Task brief: Collect each line holding the string "chart".

Records supplied:
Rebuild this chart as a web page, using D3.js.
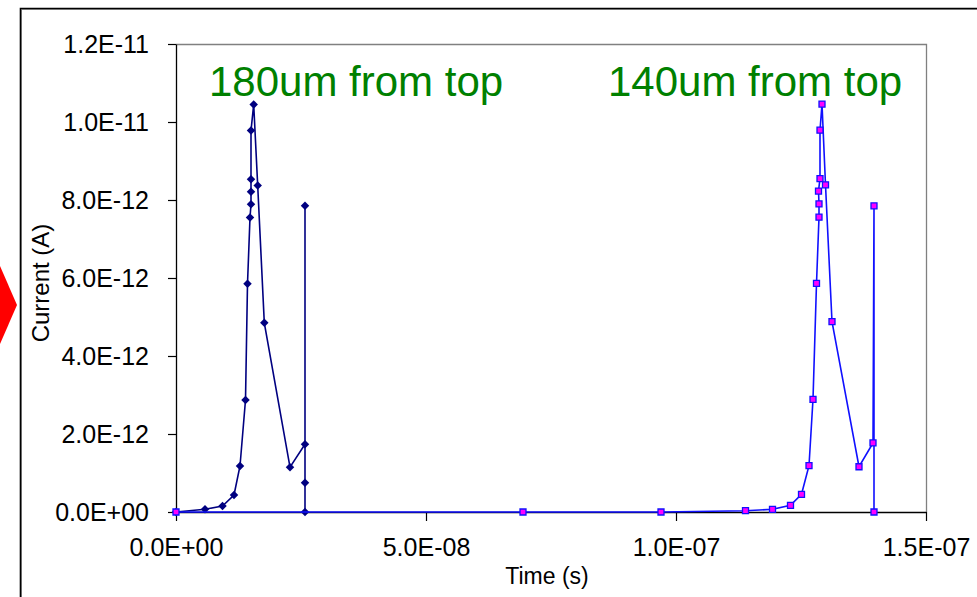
<!DOCTYPE html>
<html>
<head>
<meta charset="utf-8">
<script src="https://cdn.jsdelivr.net/npm/d3@7"></script>
<style>
  html, body { margin: 0; padding: 0; background: #fff; }
  svg { display: block; }
  text { font-family: Arial, "Liberation Sans", sans-serif; }
</style>
</head>
<body>
<svg id="chart" width="977" height="597"></svg>
<script>
// ---- Data ----
const time1 = [0, 5.8e-9, 9.3e-9, 1.16e-8, 1.28e-8, 1.39e-8, 1.43e-8, 1.48e-8, 1.50e-8, 1.50e-8,
               1.50e-8, 1.50e-8, 1.554e-8, 1.634e-8, 1.766e-8, 2.28e-8, 2.58e-8, 2.58e-8, 2.58e-8, 2.58e-8];
const current1 = [0, 6.9e-14, 1.54e-13, 4.36e-13, 1.18e-12, 2.87e-12, 5.85e-12, 7.55e-12, 7.89e-12, 8.21e-12,
                  8.53e-12, 9.78e-12, 1.045e-11, 8.37e-12, 4.85e-12, 1.15e-12, 1.74e-12, 7.85e-12, 7.5e-13, 0];

const time2 = [0, 6.94e-8, 9.70e-8, 1.139e-7, 1.193e-7, 1.229e-7, 1.251e-7, 1.266e-7, 1.274e-7, 1.281e-7,
               1.286e-7, 1.286e-7, 1.285e-7, 1.288e-7, 1.288e-7, 1.292e-7, 1.299e-7, 1.312e-7, 1.366e-7,
               1.394e-7, 1.396e-7, 1.396e-7];
const current2 = [0, 0, 0, 3.3e-14, 6.9e-14, 1.72e-13, 4.54e-13, 1.187e-12, 2.89e-12, 5.86e-12,
                  7.56e-12, 7.9e-12, 8.23e-12, 8.55e-12, 9.79e-12, 1.046e-11, 8.39e-12, 4.88e-12, 1.16e-12,
                  1.77e-12, 7.85e-12, 0];

const xTicks = [0, 5e-8, 1e-7, 1.5e-7];
const yTicks = [0, 2e-12, 4e-12, 6e-12, 8e-12, 1e-11, 1.2e-11];
const annotations = ["180um from top", "140um from top"];
const annotationTimes = [6.6e-9, 8.64e-8];
const xTitle = "Time (s)";
const yTitle = "Current (A)";

// ---- Layout ----
const svg = d3.select("#chart");
const plot = { left: 176, right: 926, top: 44, bottom: 512 };

const x = d3.scaleLinear().domain([0, 1.5e-7]).range([plot.left, plot.right]);
const y = d3.scaleLinear().domain([0, 1.2e-11]).range([plot.bottom, plot.top]);

function sci(v) {
  let s = d3.format(".1e")(v).toUpperCase();   // e.g. 1.2E-11, 0.0E+0
  return s.replace(/E([+-])(\d)$/, "E$10$2");
}

// Outer chart-area border (cropped at right / bottom)
svg.append("path").attr("d", "M21.5,597V9.5H977")
  .attr("fill", "none").attr("stroke", "#9a9a9a").attr("stroke-width", 1);
svg.append("path").attr("d", "M20.5,597V8.5H977")
  .attr("fill", "none").attr("stroke", "#000").attr("stroke-width", 1.6);

// Red arrow partially visible on the left edge
svg.append("path").attr("d", "M0,266L17,305L0,344Z").attr("fill", "#ff0000");

// Plot frame (gray top / right)
svg.append("path")
  .attr("d", `M${plot.left},${plot.top + 0.5}H${plot.right + 0.5}V${plot.bottom}`)
  .attr("fill", "none").attr("stroke", "#808080").attr("stroke-width", 1.3);

// Axes
const yAxis = d3.axisLeft(y).tickValues(yTicks).tickFormat(sci).tickSize(8).tickSizeOuter(0).tickPadding(19);
const xAxis = d3.axisBottom(x).tickValues(xTicks).tickFormat(sci).tickSize(9).tickSizeOuter(0).tickPadding(17);

const gy = svg.append("g").attr("transform", `translate(${plot.left},0)`).call(yAxis);
const gx = svg.append("g").attr("transform", `translate(0,${plot.bottom})`).call(xAxis);
[gy, gx].forEach(g => {
  g.select(".domain").attr("stroke", "#000").attr("stroke-width", 1.3);
  g.selectAll(".tick line").attr("stroke", "#000").attr("stroke-width", 1.2);
  g.selectAll(".tick text").attr("fill", "#000").style("font-size", "25px")
    .style("font-family", "Arial, 'Liberation Sans', sans-serif");
});

// Axis titles
svg.append("text").attr("x", (plot.left + plot.right) / 2 - 4).attr("y", 584)
  .attr("text-anchor", "middle").style("font-size", "23px").attr("fill", "#000").text(xTitle);
svg.append("text").attr("transform", `translate(49,${(plot.top + plot.bottom) / 2 + 5}) rotate(-90)`)
  .attr("text-anchor", "middle").style("font-size", "24px").attr("fill", "#000").text(yTitle);

// Series
const data1 = time1.map((t, i) => ({ t, c: current1[i] }));
const data2 = time2.map((t, i) => ({ t, c: current2[i] }));
const line = d3.line().x(d => x(d.t)).y(d => y(d.c));

const diamond = { draw(ctx, size) { const r = Math.sqrt(size) / 2;
  ctx.moveTo(0, -r); ctx.lineTo(r, 0); ctx.lineTo(0, r); ctx.lineTo(-r, 0); ctx.closePath(); } };

svg.append("path").datum(data1).attr("d", line)
  .attr("fill", "none").attr("stroke", "#000080").attr("stroke-width", 1.6);
svg.append("g").selectAll("path").data(data1).join("path")
  .attr("transform", d => `translate(${x(d.t)},${y(d.c)})`)
  .attr("d", d3.symbol().type(diamond).size(72))
  .attr("fill", "#000080");

svg.append("path").datum(data2).attr("d", line)
  .attr("fill", "none").attr("stroke", "#1010ff").attr("stroke-width", 1.6);
svg.append("g").selectAll("path").data(data2).join("path")
  .attr("transform", d => `translate(${x(d.t)},${y(d.c)})`)
  .attr("d", d3.symbol().type(d3.symbolSquare).size(36))
  .attr("fill", "#ff00ff").attr("stroke", "#1010ff").attr("stroke-width", 1.3);

// Annotations
svg.append("g").selectAll("text").data(annotations).join("text")
  .attr("x", (d, i) => x(annotationTimes[i]))
  .attr("y", 96)
  .style("font-size", "42px").attr("fill", "#008000")
  .text(d => d);
</script>
</body>
</html>
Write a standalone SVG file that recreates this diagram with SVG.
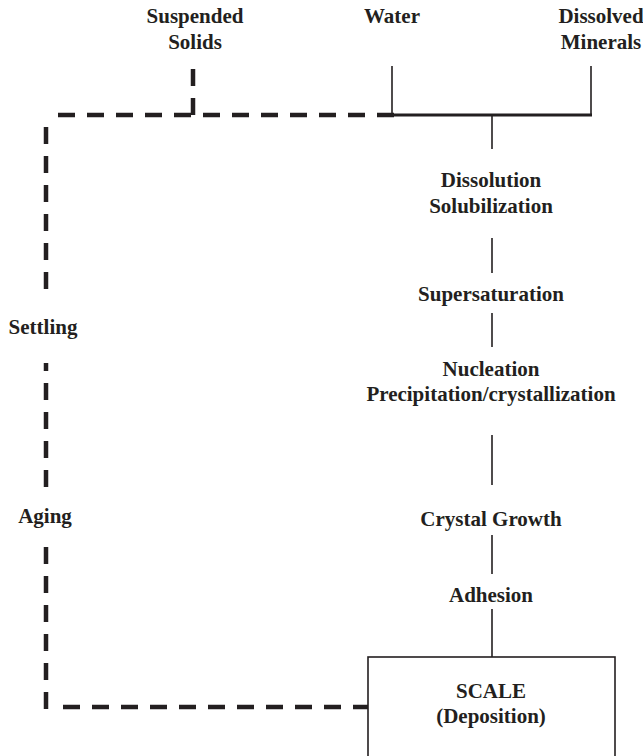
<svg xmlns="http://www.w3.org/2000/svg" width="643" height="756" viewBox="0 0 643 756">
<style>
text{font-family:"Liberation Serif","Times New Roman",serif;font-weight:bold;font-size:21px;fill:#231f20;text-anchor:middle}
.s{stroke:#231f20;stroke-width:1.6;fill:none}
.d{stroke:#231f20;stroke-width:4.5;fill:none;stroke-dasharray:17 12}
</style>
<rect width="643" height="756" fill="#fff"/>
<g id="suspended"><text x="195" y="23">Suspended</text><text x="195" y="49">Solids</text></g>
<g id="water"><text x="392" y="23">Water</text></g>
<g id="minerals"><text x="601" y="23">Dissolved</text><text x="601" y="49">Minerals</text></g>
<g id="dissolution"><text x="491" y="187">Dissolution</text><text x="491" y="213">Solubilization</text></g>
<g id="supersaturation"><text x="491" y="301">Supersaturation</text></g>
<g id="nucleation"><text x="491" y="376">Nucleation</text><text x="491" y="401">Precipitation/crystallization</text></g>
<g id="growth"><text x="491" y="526">Crystal Growth</text></g>
<g id="adhesion"><text x="491" y="602">Adhesion</text></g>
<g id="settling"><text x="43" y="334">Settling</text></g>
<g id="aging"><text x="45" y="523">Aging</text></g>
<g id="scale"><rect x="368" y="657" width="247" height="110" class="s"/><text x="491" y="698">SCALE</text><text x="491" y="723">(Deposition)</text></g>
<g id="connectors">
<line x1="392" y1="66" x2="392" y2="115" class="s"/>
<line x1="591" y1="66" x2="591" y2="115" class="s"/>
<line x1="391" y1="115" x2="592" y2="115" stroke="#231f20" stroke-width="3"/>
<line x1="492" y1="115" x2="492" y2="149" class="s"/>
<line x1="492" y1="238" x2="492" y2="273" class="s"/>
<line x1="492" y1="313" x2="492" y2="347" class="s"/>
<line x1="492" y1="435" x2="492" y2="485" class="s"/>
<line x1="492" y1="535" x2="492" y2="574" class="s"/>
<line x1="492" y1="609" x2="492" y2="657" class="s"/>
<path d="M193 69V116" class="d"/>
<path d="M58 115H394" class="d"/>
<path d="M46 127V289" class="d"/>
<path d="M46 363V487" class="d" stroke-dashoffset="9"/>
<path d="M46 547V709" class="d"/>
<path d="M63 707H368" class="d"/>
</g>
</svg>
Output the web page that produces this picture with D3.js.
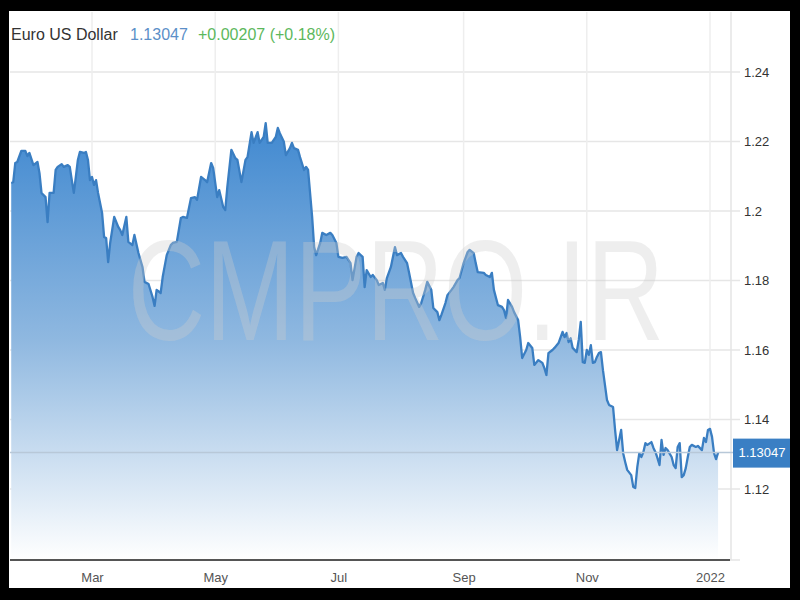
<!DOCTYPE html>
<html><head><meta charset="utf-8">
<script src="https://cdn.jsdelivr.net/npm/d3@7"></script>
<style>body{margin:0;background:#000}svg{display:block;font-family:"Liberation Sans",Arial,sans-serif}</style>
</head><body><svg id="c" width="800" height="600"></svg>
<script>
const dates = ["2021-01-20","2021-01-21","2021-01-22","2021-01-23","2021-01-25","2021-01-27","2021-01-28","2021-01-29","2021-01-31","2021-02-02",
"2021-02-03","2021-02-04","2021-02-06","2021-02-07","2021-02-08","2021-02-10","2021-02-11","2021-02-12","2021-02-14","2021-02-15",
"2021-02-17","2021-02-18","2021-02-19","2021-02-20","2021-02-21","2021-02-22","2021-02-23","2021-02-25","2021-02-26","2021-02-27",
"2021-02-28","2021-03-01","2021-03-02","2021-03-03","2021-03-04","2021-03-06","2021-03-07","2021-03-08","2021-03-09","2021-03-10",
"2021-03-12","2021-03-14","2021-03-15","2021-03-16","2021-03-18","2021-03-19","2021-03-21","2021-03-22","2021-03-24","2021-03-26",
"2021-03-27","2021-03-29","2021-03-31","2021-04-01","2021-04-02","2021-04-04","2021-04-05","2021-04-07","2021-04-09","2021-04-10",
"2021-04-12","2021-04-14","2021-04-15","2021-04-17","2021-04-19","2021-04-21","2021-04-22","2021-04-24","2021-04-26","2021-04-27",
"2021-04-29","2021-04-30","2021-05-02","2021-05-03","2021-05-05","2021-05-06","2021-05-07","2021-05-09","2021-05-11","2021-05-12",
"2021-05-14","2021-05-16","2021-05-17","2021-05-19","2021-05-20","2021-05-22","2021-05-23","2021-05-25","2021-05-26","2021-05-27",
"2021-05-29","2021-05-31","2021-06-01","2021-06-02","2021-06-04","2021-06-05","2021-06-07","2021-06-08","2021-06-09","2021-06-11",
"2021-06-12","2021-06-14","2021-06-15","2021-06-16","2021-06-18","2021-06-19","2021-06-20","2021-06-22","2021-06-23","2021-06-25",
"2021-06-27","2021-06-28","2021-06-30","2021-07-01","2021-07-03","2021-07-05","2021-07-07","2021-07-08","2021-07-10","2021-07-11",
"2021-07-13","2021-07-14","2021-07-15","2021-07-17","2021-07-18","2021-07-20","2021-07-21","2021-07-23","2021-07-24","2021-07-25",
"2021-07-27","2021-07-29","2021-07-30","2021-08-01","2021-08-02","2021-08-04","2021-08-05","2021-08-07","2021-08-08","2021-08-10",
"2021-08-11","2021-08-13","2021-08-14","2021-08-16","2021-08-17","2021-08-19","2021-08-20","2021-08-21","2021-08-23","2021-08-24",
"2021-08-26","2021-08-27","2021-08-29","2021-08-30","2021-09-01","2021-09-03","2021-09-04","2021-09-06","2021-09-07","2021-09-08",
"2021-09-11","2021-09-12","2021-09-14","2021-09-15","2021-09-16","2021-09-18","2021-09-20","2021-09-21","2021-09-22","2021-09-23",
"2021-09-25","2021-09-26","2021-09-28","2021-09-29","2021-09-30","2021-10-02","2021-10-03","2021-10-05","2021-10-06","2021-10-08",
"2021-10-10","2021-10-11","2021-10-12","2021-10-13","2021-10-15","2021-10-16","2021-10-18","2021-10-20","2021-10-21","2021-10-22",
"2021-10-23","2021-10-24","2021-10-25","2021-10-27","2021-10-28","2021-10-29","2021-10-30","2021-10-31","2021-11-01","2021-11-02",
"2021-11-03","2021-11-04","2021-11-05","2021-11-06","2021-11-07","2021-11-08","2021-11-09","2021-11-11","2021-11-12","2021-11-14",
"2021-11-15","2021-11-16","2021-11-17","2021-11-18","2021-11-19","2021-11-20","2021-11-21","2021-11-23","2021-11-24","2021-11-25",
"2021-11-26","2021-11-27","2021-11-28","2021-11-29","2021-11-30","2021-12-01","2021-12-03","2021-12-04","2021-12-05","2021-12-06",
"2021-12-07","2021-12-08","2021-12-09","2021-12-10","2021-12-11","2021-12-13","2021-12-14","2021-12-15","2021-12-16","2021-12-17",
"2021-12-18","2021-12-19","2021-12-20","2021-12-21","2021-12-22","2021-12-23","2021-12-25","2021-12-26","2021-12-28","2021-12-29",
"2021-12-30","2021-12-31","2022-01-01","2022-01-02","2022-01-03","2022-01-04","2022-01-05"];
const values = [1.2081,1.2083,1.2138,1.2141,1.2173,1.2173,1.2158,1.2167,1.2132,1.2141,
1.2109,1.2052,1.2040,1.1968,1.2052,1.2052,1.2118,1.2127,1.2135,1.2127,
1.2132,1.2127,1.2089,1.2052,1.2098,1.2147,1.2170,1.2167,1.2170,1.2147,
1.2089,1.2098,1.2075,1.2089,1.2052,1.1994,1.1925,1.1922,1.1853,1.1908,
1.1983,1.1954,1.1945,1.1931,1.1983,1.1911,1.1902,1.1931,1.1879,1.1839,
1.1796,1.1790,1.1752,1.1727,1.1773,1.1764,1.1810,1.1873,1.1902,1.1908,
1.1911,1.1980,1.1983,1.1980,1.2037,1.2040,1.2032,1.2098,1.2089,1.2083,
1.2138,1.2124,1.2040,1.2060,1.2011,1.2003,1.2069,1.2176,1.2152,1.2147,
1.2083,1.2147,1.2155,1.2227,1.2196,1.2227,1.2196,1.2213,1.2253,1.2196,
1.2196,1.2213,1.2239,1.2224,1.2199,1.2161,1.2181,1.2196,1.2181,1.2176,
1.2155,1.2118,1.2127,1.2118,1.1983,1.1896,1.1873,1.1908,1.1937,1.1931,
1.1937,1.1931,1.1908,1.1868,1.1865,1.1868,1.1850,1.1801,1.1868,1.1879,
1.1868,1.1781,1.1830,1.1810,1.1816,1.1801,1.1787,1.1793,1.1773,1.1807,
1.1839,1.1896,1.1873,1.1879,1.1868,1.1850,1.1822,1.1764,1.1750,1.1724,
1.1735,1.1773,1.1796,1.1773,1.1721,1.1709,1.1686,1.1701,1.1735,1.1758,
1.1773,1.1781,1.1801,1.1807,1.1850,1.1882,1.1888,1.1879,1.1850,1.1824,
1.1822,1.1816,1.1810,1.1822,1.1773,1.1729,1.1724,1.1715,1.1692,1.1744,
1.1724,1.1709,1.1686,1.1637,1.1577,1.1600,1.1620,1.1606,1.1557,1.1571,
1.1563,1.1548,1.1528,1.1591,1.1600,1.1606,1.1620,1.1652,1.1637,1.1649,
1.1623,1.1634,1.1606,1.1594,1.1629,1.1681,1.1565,1.1563,1.1600,1.1586,
1.1614,1.1563,1.1565,1.1580,1.1591,1.1594,1.1542,1.1456,1.1442,1.1436,
1.1370,1.1312,1.1341,1.1370,1.1303,1.1278,1.1255,1.1240,1.1206,1.1203,
1.1263,1.1303,1.1292,1.1306,1.1332,1.1327,1.1335,1.1318,1.1306,1.1289,
1.1269,1.1341,1.1298,1.1318,1.1312,1.1292,1.1269,1.1260,1.1321,1.1332,
1.1234,1.1240,1.1260,1.1292,1.1321,1.1327,1.1321,1.1324,1.1312,1.1347,
1.1335,1.1370,1.1373,1.1350,1.1303,1.1286,1.13047];
const yTicks = [1.12, 1.14, 1.16, 1.18, 1.2, 1.22, 1.24];
const xTickDates = ["2021-03-01","2021-05-01","2021-07-01","2021-09-01","2021-11-01","2022-01-01"];
const xTickLabels = ["Mar","May","Jul","Sep","Nov","2022"];
const titleText = "Euro US Dollar";
const lastPrice = 1.13047;
const changeText = "+0.00207 (+0.18%)";
const watermarkText = "CMPRO.IR";

const parse = d3.timeParse("%Y-%m-%d");
const data = dates.map((d, i) => ({date: parse(d), value: values[i]}));

const svg = d3.select("#c");
// frame
svg.append("rect").attr("width", 800).attr("height", 600).attr("fill", "#000");
svg.append("rect").attr("x", 9).attr("y", 11).attr("width", 781).attr("height", 577).attr("fill", "#fff");

const plotL = 10, plotR = 731, plotT = 12, plotB = 560;
const x = d3.scaleTime().domain([parse("2021-03-01"), parse("2022-01-01")]).range([92, 710]);
const y = d3.scaleLinear().domain([1.12, 1.24]).range([489, 72]);

const defs = svg.append("defs");
const grad = defs.append("linearGradient").attr("id", "g").attr("gradientUnits", "userSpaceOnUse")
  .attr("x1", 0).attr("x2", 0).attr("y1", 120).attr("y2", plotB);
grad.append("stop").attr("offset", "0").attr("stop-color", "#3f88d0");
grad.append("stop").attr("offset", "0.5").attr("stop-color", "#8fb8e0");
grad.append("stop").attr("offset", "1").attr("stop-color", "#ffffff");
defs.append("clipPath").attr("id", "clip").append("rect")
  .attr("x", plotL).attr("y", plotT).attr("width", plotR - plotL).attr("height", plotB - plotT);

// gridlines
const grid = svg.append("g");
grid.selectAll("line.h").data(yTicks).join("line").attr("class", "h")
  .attr("x1", plotL).attr("x2", 740).attr("y1", d => y(d)).attr("y2", d => y(d))
  .attr("stroke", "#e6e6e6").attr("stroke-width", 1.5);
grid.selectAll("line.v").data(xTickDates).join("line").attr("class", "v")
  .attr("x1", d => x(parse(d))).attr("x2", d => x(parse(d))).attr("y1", plotT).attr("y2", plotB)
  .attr("stroke", "#eeeeee").attr("stroke-width", 1.5);
grid.append("line").attr("x1", plotR).attr("x2", plotR).attr("y1", plotT).attr("y2", plotB)
  .attr("stroke", "#e4e4e4").attr("stroke-width", 1.5);

const g = svg.append("g").attr("clip-path", "url(#clip)");
const area = d3.area().x(d => x(d.date)).y0(plotB).y1(d => y(d.value)).curve(d3.curveLinear);
const line = d3.line().x(d => x(d.date)).y(d => y(d.value));
g.append("path").datum(data).attr("d", area).attr("fill", "url(#g)");

// watermark (horizontally condensed)
svg.append("text").attr("transform", "translate(396,340) scale(0.756,1)").attr("text-anchor", "middle")
  .attr("font-size", 142)
  .attr("fill", "rgb(205,205,205)").attr("fill-opacity", 0.34).text(watermarkText);

g.append("path").datum(data).attr("d", line).attr("fill", "none")
  .attr("stroke", "#3a7ec2").attr("stroke-width", 2.3).attr("stroke-linejoin", "round");

// current price line
svg.append("line").attr("x1", plotL).attr("x2", 733).attr("y1", y(lastPrice)).attr("y2", y(lastPrice))
  .attr("stroke", "#b8c8d8").attr("stroke-width", 1.5);

// x axis
const xAxis = d3.axisBottom(x).tickValues(xTickDates.map(parse))
  .tickFormat((d, i) => xTickLabels[i]).tickSize(0).tickPadding(13);
const xa = svg.append("g").attr("transform", `translate(0,${plotB})`).call(xAxis);
xa.select(".domain").remove();
xa.selectAll("text").attr("font-size", 13).attr("fill", "#555").attr("font-family", "Liberation Sans, Arial");
svg.append("line").attr("x1", plotL).attr("x2", 730).attr("y1", plotB).attr("y2", plotB)
  .attr("stroke", "#555").attr("stroke-width", 2);
svg.append("line").attr("x1", 730).attr("x2", 740).attr("y1", plotB).attr("y2", plotB)
  .attr("stroke", "#e4e4e4").attr("stroke-width", 1.5);

// y axis (right)
const yAxis = d3.axisRight(y).tickValues(yTicks).tickFormat(d => String(d)).tickSize(0).tickPadding(0);
const ya = svg.append("g").attr("transform", "translate(744,0)").call(yAxis);
ya.select(".domain").remove();
ya.selectAll("text").attr("font-size", 13).attr("fill", "#333").attr("font-family", "Liberation Sans, Arial");

// price box
svg.append("rect").attr("x", 733).attr("y", y(lastPrice) - 14).attr("width", 57).attr("height", 29).attr("fill", "#3a7fc4");
svg.append("text").attr("x", 762).attr("y", y(lastPrice)).attr("dy", "0.35em").attr("text-anchor", "middle")
  .attr("font-size", 13).attr("fill", "#fff").text(String(lastPrice));

// title
const t = svg.append("text").attr("x", 11).attr("y", 40).attr("font-size", 16);
t.append("tspan").attr("fill", "#333").text(titleText);
t.append("tspan").attr("x", 130).attr("fill", "#5b8fc8").text(String(lastPrice));
t.append("tspan").attr("x", 198).attr("fill", "#5cb85c").text(changeText);
</script></body></html>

Response:
Rebuild this chart as a web page, using D3.js.
<svg id="chart" width="977" height="597"></svg>
const svg = d3.select("#chart");
// Outer chart-area border (cropped at right / bottom)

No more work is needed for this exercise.